----- Supplied information -----
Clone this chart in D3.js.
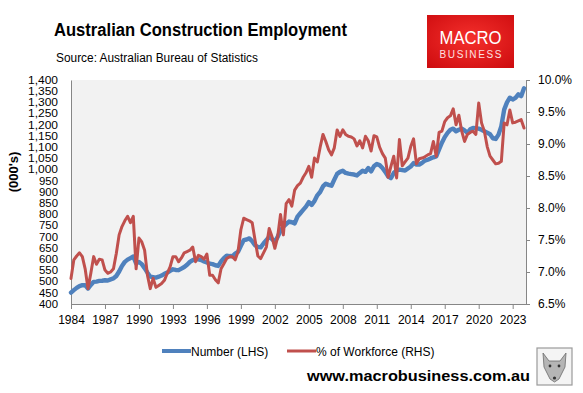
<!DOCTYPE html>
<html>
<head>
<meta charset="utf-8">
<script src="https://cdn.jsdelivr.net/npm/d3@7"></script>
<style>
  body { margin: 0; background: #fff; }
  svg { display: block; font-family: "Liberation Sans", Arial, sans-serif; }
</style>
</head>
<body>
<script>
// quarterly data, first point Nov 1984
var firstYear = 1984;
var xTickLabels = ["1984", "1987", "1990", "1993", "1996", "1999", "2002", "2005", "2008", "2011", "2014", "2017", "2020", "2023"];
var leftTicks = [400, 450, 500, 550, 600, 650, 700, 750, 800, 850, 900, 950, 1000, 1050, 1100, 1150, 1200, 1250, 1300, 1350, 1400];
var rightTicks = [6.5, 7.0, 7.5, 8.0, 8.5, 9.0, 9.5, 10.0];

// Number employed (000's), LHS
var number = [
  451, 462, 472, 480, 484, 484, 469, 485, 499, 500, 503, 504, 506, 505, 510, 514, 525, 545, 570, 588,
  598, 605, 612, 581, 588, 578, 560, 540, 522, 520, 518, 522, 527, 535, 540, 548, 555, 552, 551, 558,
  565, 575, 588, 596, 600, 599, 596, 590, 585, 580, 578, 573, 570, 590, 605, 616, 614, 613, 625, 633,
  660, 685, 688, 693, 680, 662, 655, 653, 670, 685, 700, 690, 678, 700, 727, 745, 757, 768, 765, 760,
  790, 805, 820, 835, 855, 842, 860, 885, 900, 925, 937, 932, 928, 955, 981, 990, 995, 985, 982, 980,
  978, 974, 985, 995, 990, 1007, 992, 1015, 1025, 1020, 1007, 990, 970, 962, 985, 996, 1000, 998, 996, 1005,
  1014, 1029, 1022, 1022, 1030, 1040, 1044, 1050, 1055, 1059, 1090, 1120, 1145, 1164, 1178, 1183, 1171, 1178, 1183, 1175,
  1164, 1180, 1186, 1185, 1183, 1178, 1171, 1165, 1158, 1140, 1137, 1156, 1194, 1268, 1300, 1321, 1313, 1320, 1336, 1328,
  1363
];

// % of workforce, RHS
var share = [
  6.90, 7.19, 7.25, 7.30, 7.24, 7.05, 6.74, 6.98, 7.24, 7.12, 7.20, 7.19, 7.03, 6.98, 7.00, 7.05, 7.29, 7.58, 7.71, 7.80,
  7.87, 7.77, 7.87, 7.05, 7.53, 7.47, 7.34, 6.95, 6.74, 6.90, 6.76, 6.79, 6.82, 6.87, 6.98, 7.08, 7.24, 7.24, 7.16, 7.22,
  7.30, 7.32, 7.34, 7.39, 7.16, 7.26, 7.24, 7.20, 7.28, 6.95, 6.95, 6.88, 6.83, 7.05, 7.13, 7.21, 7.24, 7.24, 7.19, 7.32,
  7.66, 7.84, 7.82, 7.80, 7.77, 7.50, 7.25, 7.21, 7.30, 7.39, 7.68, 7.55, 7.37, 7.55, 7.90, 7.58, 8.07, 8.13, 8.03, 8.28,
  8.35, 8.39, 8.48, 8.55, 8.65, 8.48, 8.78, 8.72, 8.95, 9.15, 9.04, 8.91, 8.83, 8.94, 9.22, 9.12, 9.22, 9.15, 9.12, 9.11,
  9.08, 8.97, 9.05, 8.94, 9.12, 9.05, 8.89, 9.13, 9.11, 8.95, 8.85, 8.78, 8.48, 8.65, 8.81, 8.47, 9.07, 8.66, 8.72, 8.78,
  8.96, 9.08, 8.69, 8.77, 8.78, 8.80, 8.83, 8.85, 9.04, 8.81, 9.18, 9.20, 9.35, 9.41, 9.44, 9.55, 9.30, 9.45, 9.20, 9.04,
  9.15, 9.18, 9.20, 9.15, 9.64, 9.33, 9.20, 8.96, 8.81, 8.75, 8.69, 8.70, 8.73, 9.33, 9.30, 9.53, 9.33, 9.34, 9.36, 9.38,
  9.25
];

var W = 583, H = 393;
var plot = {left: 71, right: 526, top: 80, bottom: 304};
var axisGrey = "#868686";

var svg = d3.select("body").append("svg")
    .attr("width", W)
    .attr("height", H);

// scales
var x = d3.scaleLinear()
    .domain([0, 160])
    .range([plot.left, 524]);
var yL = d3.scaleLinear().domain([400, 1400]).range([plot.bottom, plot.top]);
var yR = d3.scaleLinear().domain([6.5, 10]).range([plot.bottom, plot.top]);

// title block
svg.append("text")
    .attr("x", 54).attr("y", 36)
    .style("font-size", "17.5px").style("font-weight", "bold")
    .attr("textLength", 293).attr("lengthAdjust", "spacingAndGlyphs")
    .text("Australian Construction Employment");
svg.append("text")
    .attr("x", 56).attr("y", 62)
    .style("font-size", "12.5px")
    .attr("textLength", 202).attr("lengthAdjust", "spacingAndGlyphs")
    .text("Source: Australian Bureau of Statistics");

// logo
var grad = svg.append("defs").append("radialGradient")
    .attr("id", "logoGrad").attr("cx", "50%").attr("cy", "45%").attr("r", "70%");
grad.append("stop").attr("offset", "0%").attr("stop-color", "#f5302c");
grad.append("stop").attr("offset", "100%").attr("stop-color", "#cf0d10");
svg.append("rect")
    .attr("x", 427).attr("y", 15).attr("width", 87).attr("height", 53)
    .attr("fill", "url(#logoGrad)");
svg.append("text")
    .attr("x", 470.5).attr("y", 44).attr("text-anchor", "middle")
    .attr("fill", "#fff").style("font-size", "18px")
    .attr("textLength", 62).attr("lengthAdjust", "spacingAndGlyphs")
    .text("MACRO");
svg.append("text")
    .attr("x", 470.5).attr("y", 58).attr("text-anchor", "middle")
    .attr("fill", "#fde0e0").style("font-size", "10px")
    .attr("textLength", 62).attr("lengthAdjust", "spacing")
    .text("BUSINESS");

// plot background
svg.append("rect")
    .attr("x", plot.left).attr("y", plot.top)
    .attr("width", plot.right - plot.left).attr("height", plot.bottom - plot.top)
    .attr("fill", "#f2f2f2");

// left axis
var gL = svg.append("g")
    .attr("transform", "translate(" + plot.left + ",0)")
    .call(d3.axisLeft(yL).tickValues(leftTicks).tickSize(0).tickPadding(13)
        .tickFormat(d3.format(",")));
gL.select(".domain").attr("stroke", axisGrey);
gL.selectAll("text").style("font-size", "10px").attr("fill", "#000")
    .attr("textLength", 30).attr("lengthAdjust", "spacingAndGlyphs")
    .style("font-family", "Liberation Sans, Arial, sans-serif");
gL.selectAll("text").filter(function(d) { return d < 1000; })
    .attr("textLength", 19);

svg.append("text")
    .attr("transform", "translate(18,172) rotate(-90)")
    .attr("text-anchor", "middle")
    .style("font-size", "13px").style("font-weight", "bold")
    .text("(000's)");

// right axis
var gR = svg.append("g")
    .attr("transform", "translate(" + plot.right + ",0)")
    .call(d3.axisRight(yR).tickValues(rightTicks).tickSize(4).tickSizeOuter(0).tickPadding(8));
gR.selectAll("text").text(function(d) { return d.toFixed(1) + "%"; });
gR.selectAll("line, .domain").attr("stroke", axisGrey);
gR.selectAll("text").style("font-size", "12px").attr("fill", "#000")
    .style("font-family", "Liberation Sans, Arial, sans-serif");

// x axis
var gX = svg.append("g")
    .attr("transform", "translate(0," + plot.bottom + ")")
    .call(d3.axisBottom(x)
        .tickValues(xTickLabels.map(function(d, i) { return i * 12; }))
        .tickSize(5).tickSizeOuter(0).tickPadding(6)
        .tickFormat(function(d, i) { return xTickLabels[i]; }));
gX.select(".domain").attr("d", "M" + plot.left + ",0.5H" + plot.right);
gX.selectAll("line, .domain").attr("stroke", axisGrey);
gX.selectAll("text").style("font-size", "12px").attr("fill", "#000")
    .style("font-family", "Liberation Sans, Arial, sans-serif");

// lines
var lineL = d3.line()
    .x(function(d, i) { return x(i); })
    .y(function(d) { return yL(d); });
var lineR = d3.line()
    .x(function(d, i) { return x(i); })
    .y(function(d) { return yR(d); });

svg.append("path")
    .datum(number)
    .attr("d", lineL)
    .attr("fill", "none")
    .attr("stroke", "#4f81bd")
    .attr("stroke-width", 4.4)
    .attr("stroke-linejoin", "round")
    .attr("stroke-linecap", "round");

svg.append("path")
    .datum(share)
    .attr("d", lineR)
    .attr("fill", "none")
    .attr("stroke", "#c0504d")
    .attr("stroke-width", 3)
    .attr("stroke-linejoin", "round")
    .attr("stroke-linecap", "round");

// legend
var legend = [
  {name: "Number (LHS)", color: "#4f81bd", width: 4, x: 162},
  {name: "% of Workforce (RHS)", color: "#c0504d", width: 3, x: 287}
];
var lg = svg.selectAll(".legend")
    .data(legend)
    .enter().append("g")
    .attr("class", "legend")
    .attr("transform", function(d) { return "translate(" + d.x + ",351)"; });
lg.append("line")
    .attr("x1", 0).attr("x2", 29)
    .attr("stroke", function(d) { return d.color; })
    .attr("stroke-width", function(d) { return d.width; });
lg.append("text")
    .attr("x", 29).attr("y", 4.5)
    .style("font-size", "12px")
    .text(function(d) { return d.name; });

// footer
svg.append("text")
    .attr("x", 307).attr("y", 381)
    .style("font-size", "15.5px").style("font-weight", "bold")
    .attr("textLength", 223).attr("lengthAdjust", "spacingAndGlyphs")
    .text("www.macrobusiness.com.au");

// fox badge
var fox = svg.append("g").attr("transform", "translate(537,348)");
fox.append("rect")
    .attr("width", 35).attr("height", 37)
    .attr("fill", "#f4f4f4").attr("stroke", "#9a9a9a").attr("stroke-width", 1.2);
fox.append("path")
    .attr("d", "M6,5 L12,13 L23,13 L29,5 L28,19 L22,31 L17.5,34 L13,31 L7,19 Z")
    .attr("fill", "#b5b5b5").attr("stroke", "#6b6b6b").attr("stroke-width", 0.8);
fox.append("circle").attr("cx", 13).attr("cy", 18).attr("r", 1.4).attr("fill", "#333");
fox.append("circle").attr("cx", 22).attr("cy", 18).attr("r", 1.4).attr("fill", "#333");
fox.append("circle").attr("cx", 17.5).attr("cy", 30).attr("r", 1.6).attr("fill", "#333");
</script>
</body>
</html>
-----
Your task: Please repeat exactly the data above from its first line to the line that contains "var rightTicks = [6.5, 7.0, 7.5, 8.0, 8.5, 9.0, 9.5, 10.0];", inclusive, and leave every picture out.

Response to the task:
Clone this chart in D3.js.
<!DOCTYPE html>
<html>
<head>
<meta charset="utf-8">
<script src="https://cdn.jsdelivr.net/npm/d3@7"></script>
<style>
  body { margin: 0; background: #fff; }
  svg { display: block; font-family: "Liberation Sans", Arial, sans-serif; }
</style>
</head>
<body>
<script>
// quarterly data, first point Nov 1984
var firstYear = 1984;
var xTickLabels = ["1984", "1987", "1990", "1993", "1996", "1999", "2002", "2005", "2008", "2011", "2014", "2017", "2020", "2023"];
var leftTicks = [400, 450, 500, 550, 600, 650, 700, 750, 800, 850, 900, 950, 1000, 1050, 1100, 1150, 1200, 1250, 1300, 1350, 1400];
var rightTicks = [6.5, 7.0, 7.5, 8.0, 8.5, 9.0, 9.5, 10.0];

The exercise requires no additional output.